By PAUL SIMS
Following a protracted executive session from which the public was excluded, the Starkville School District Board on Wednesday accepted the resignation of Superintendent Judy Couey - who had been on an “indefinite leave of absence” since the board’s last meeting.
Couey cited her health as the reason for her resignation. The search for a Couey’s replacement may take some time as school officials have yet to form a plan to replace her.
The SSD Board met in executive session for nearly two and a half hours Wednesday.
After reopening the meeting to the public, the board announced two key, unanimous votes taken in executive session.
The first was to accept Couey’s resignation and authorize Board President Pickett Wilson to sign documents related to this action. The second was to name Beth Sewell, currently the district’s assistant superintendent for curriculum and instruction, acting superintendent and give her and Walter Gonsoulin, assistant superintendent for operations and federal programs, salary adjustments of 15 and 10 percent respectively. Gonsoulin will obtain a pay increase as he serves as the district’s lone assistant superintendent.
Prior to the adjustments, Gonsoulin and Sewell each made approximately $96,390 annually. With the increases, Sewell’s salary will be approximately $110,848 and Gonsoulin’s about $106,029.
Couey’s salary was $130,000 annually.
The board also acted unanimously to accept the April 20 meeting minutes, which were released Wednesday. The minutes reflect action taken on April 20 that the board refused to confirm after that meeting.
On April 20, the board voted unanimously to direct Couey to take administrative leave and permitted special counsel Ben Piazza to consult with Couey through her attorney on her continued employment at the district.
When asked about the reason they put Couey on administrative leave, Wilson said: “It’s a personnel matter. It’s confidential.”
In her resignation letter, Couey cited her health as the reason for her departure.
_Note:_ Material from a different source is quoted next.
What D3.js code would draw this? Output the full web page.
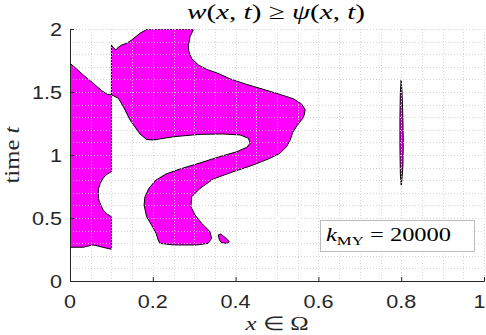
<!DOCTYPE html>
<html><head><meta charset="utf-8">
<script src="https://cdn.jsdelivr.net/npm/d3@7"></script>
<style>body{margin:0;background:#fff;} svg{display:block;}</style>
</head><body>
<svg id="chart" width="486" height="335"></svg>
<script>
// ---- data (x in Omega, time t) ----
const regionLeft = [[0,1.728],[0.016,1.683],[0.032,1.635],[0.056,1.569],[0.077,1.51],[0.09,1.482],[0.1,1.476],
  [0.1,0.867],[0.088,0.845],[0.08,0.815],[0.073,0.775],[0.069,0.735],[0.068,0.696],[0.069,0.655],[0.071,0.629],
  [0.08,0.563],[0.088,0.535],[0.1,0.51],[0.1,0.252],[0.08,0.267],[0.062,0.282],[0.056,0.286],[0.05,0.282],
  [0.032,0.268],[0,0.268]];
const regionMain = [[0.1,1.476],[0.1,1.873],[0.106,1.847],[0.111,1.833],[0.117,1.857],[0.125,1.873],[0.137,1.887],
  [0.149,1.913],[0.169,1.966],[0.187,2.0],[0.299,2.0],[0.29,1.94],[0.286,1.87],[0.287,1.825],[0.294,1.765],
  [0.31,1.715],[0.33,1.68],[0.36,1.645],[0.386,1.605],[0.427,1.56],[0.467,1.521],[0.507,1.481],[0.539,1.447],
  [0.559,1.406],[0.568,1.36],[0.566,1.32],[0.562,1.29],[0.549,1.235],[0.538,1.18],[0.532,1.119],[0.523,1.066],
  [0.507,1.013],[0.483,0.974],[0.443,0.921],[0.394,0.867],[0.346,0.81],[0.314,0.735],[0.294,0.669],[0.292,0.59],
  [0.302,0.524],[0.318,0.458],[0.338,0.392],[0.342,0.339],[0.334,0.299],[0.306,0.286],[0.25,0.286],[0.217,0.299],
  [0.213,0.325],[0.208,0.378],[0.197,0.444],[0.185,0.51],[0.179,0.603],[0.181,0.669],[0.191,0.738],[0.208,0.802],
  [0.232,0.849],[0.266,0.889],[0.314,0.937],[0.362,0.987],[0.403,1.026],[0.427,1.061],[0.435,1.093],[0.431,1.133],
  [0.411,1.159],[0.37,1.167],[0.314,1.164],[0.25,1.145],[0.201,1.119],[0.185,1.123],[0.169,1.167],[0.145,1.278],
  [0.129,1.383],[0.117,1.45],[0.104,1.472]];
const regionBlob = [[0.358,0.365],[0.364,0.373],[0.374,0.347],[0.385,0.312],[0.379,0.299],[0.366,0.304],[0.361,0.325]];
const regionSliver = [[0.8,1.595],[0.802,1.5],[0.804,1.3],[0.805,1.1],[0.804,0.9],[0.801,0.78],[0.8,0.762],
  [0.798,0.85],[0.797,1.05],[0.797,1.3],[0.798,1.5]];
const xTicks = [0, 0.2, 0.4, 0.6, 0.8, 1];
const xTickLabels = ["0", "0.2", "0.4", "0.6", "0.8", "1"];
const yTicks = [0, 0.5, 1, 1.5, 2];
const yTickLabels = ["0", "0.5", "1", "1.5", "2"];
const xMinorGrid = d3.range(0, 1.0001, 0.05);
const yMinorGrid = d3.range(0, 2.0001, 0.1);
const legendValue = "20000";

// ---- layout ----
const svg = d3.select("#chart");
const W = 486;
const L = 70, R = 484, T = 29, B = 281;
const SX = 1.2; // horizontal text stretch of the original
const x = d3.scaleLinear().domain([0, 1]).range([L, R]);
const y = d3.scaleLinear().domain([0, 2]).range([B, T]);
const MAG = "#ff00ff";

svg.append("defs").append("clipPath").attr("id", "plotclip")
  .append("rect").attr("x", L).attr("y", T).attr("width", R - L).attr("height", B - T);

const line = d3.line().x(d => x(d[0])).y(d => y(d[1]));
const plot = svg.append("g").attr("clip-path", "url(#plotclip)");

[regionLeft, regionMain, regionBlob, regionSliver].forEach(reg => {
  plot.append("path").attr("d", line(reg) + "Z")
    .attr("fill", MAG).attr("stroke", "#000").attr("stroke-width", 1)
    .attr("stroke-linejoin", "round");
});

// grid on top (dotted)
const grid = svg.append("g").attr("stroke", "#d0d0d0").attr("stroke-width", 1)
  .attr("stroke-dasharray", "1,2").attr("opacity", 0.9);
xMinorGrid.forEach(v => grid.append("line").attr("x1", Math.round(x(v)) + 0.5).attr("x2", Math.round(x(v)) + 0.5)
  .attr("y1", T).attr("y2", B));
yMinorGrid.forEach(v => grid.append("line").attr("y1", Math.round(y(v)) + 0.5).attr("y2", Math.round(y(v)) + 0.5)
  .attr("x1", L).attr("x2", R));

// axes (inward ticks)
const axCol = "#262626";
const xAxis = svg.append("g").attr("transform", `translate(0,${B})`)
  .call(d3.axisBottom(x).tickValues(xTicks).tickSize(-4).tickFormat(""));
const yAxis = svg.append("g").attr("transform", `translate(${L},0)`)
  .call(d3.axisLeft(y).tickValues(yTicks).tickSize(-4).tickFormat(""));
[xAxis, yAxis].forEach(a => {
  a.select(".domain").attr("stroke", axCol).attr("stroke-width", 1);
  a.selectAll(".tick line").attr("stroke", axCol);
});

function stretched(xp, yp, anchor, font, size) {
  const g = svg.append("g").attr("transform", `translate(${xp},${yp}) scale(${SX},1)`);
  return g.append("text").attr("text-anchor", anchor).attr("font-family", font)
    .attr("font-size", size).attr("fill", "#262626");
}
// scale text so its length equals target (after content is added)
function fit(textSel, xp, yp, target, rot, thick) {
  const w = textSel.node().getComputedTextLength();
  const s = target / w;
  d3.select(textSel.node().parentNode).attr("transform",
    rot ? `translate(${xp},${yp}) rotate(-90) scale(${s},${thick})` : `translate(${xp},${yp}) scale(${s},1)`);
}
const sans = "Liberation Sans, Arial, sans-serif";
const serif = "Liberation Serif, Times New Roman, serif";

xTicks.forEach((v, i) => {
  const last = i === xTicks.length - 1;
  // keep the last label inside the canvas
  stretched(last ? W - 0.5 : x(v), 308, last ? "end" : "middle", sans, 18).text(xTickLabels[i]);
});
yTicks.forEach((v, i) => {
  stretched(62, y(v) + 6.5, "end", sans, 18).text(yTickLabels[i]);
});

// title
const tt = stretched(0, 0, "middle", serif, 22).attr("fill", "#000");
[["w",1],["(",0],["x",1],[", ",0],["t",1],[")",0],[" \u2265 ",0],["\u03C8",1],["(",0],["x",1],[", ",0],["t",1],[")",0]]
  .forEach(p => tt.append("tspan").attr("font-style", p[1] ? "italic" : "normal").text(p[0]));
fit(tt, 276, 19, 178);

// x label
const xl = stretched(0, 0, "middle", serif, 19).attr("fill", "#262626");
xl.append("tspan").attr("font-style", "italic").text("x");
xl.append("tspan").text(" \u2208 \u03A9");
fit(xl, 277, 330, 63);

// y label
const yl = stretched(0, 0, "middle", serif, 19).attr("fill", "#262626");
yl.append("tspan").text("time ");
yl.append("tspan").attr("font-style", "italic").text("t");
fit(yl, 19, 155, 57, true, 1.1);

// legend box
svg.append("rect").attr("x", 320.5).attr("y", 220.5).attr("width", 154).attr("height", 31)
  .attr("fill", "#fff").attr("stroke", "#bdbdbd").attr("stroke-width", 1);
const lg = stretched(0, 0, "start", serif, 19).attr("fill", "#000");
lg.append("tspan").attr("font-style", "italic").text("k");
lg.append("tspan").attr("font-size", 13).attr("dy", 4).text("MY");
lg.append("tspan").attr("dy", -4).text(" = " + legendValue);
fit(lg, 326, 241, 125);
</script>
</body></html>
“The superintendency of any district is a demanding job requiring total focus on the position. Due to my need and desire to focus on my health, I hereby tender my resignation,” Couey said in the letter, in which she thanked the school board for “a wonderful opportunity” at the district. Couey was not present at Wednesday’s meeting.
Her resignation will be effective June 30.
After Wednesday’s meeting, Wilson said officials have not discussed the search process but would likely bring it up in a special meeting as it was probably too late to add it to Tuesday’s regular meeting, which is set for 7 p.m. “We’ve got to do some homework,” she said regarding the search.
“We do not anticipate that in eight weeks we’re going to be able to hire someone because we’re going to be very deliberate and do a thorough search,” Wilson said.
Officials will likely change Sewell’s title from acting to interim superintendent after Couey’s resignation is effective, Wilson said.
Administrators, principals, teacher, parents and the community will be included in the search process, she said.
School officials want the next superintendent to be someone who is a visionary leader in the areas of instruction, operations and finance, they said in a statement.
In naming Sewell, they desired someone who did not plan to seek the position permanently but did want someone who could continue the initiative to achieve its goal of becoming a high-performing school district and increase the graduation rate to 75 percent by 2012, school officials said in the statement. The rate currently stands at 60.4 percent.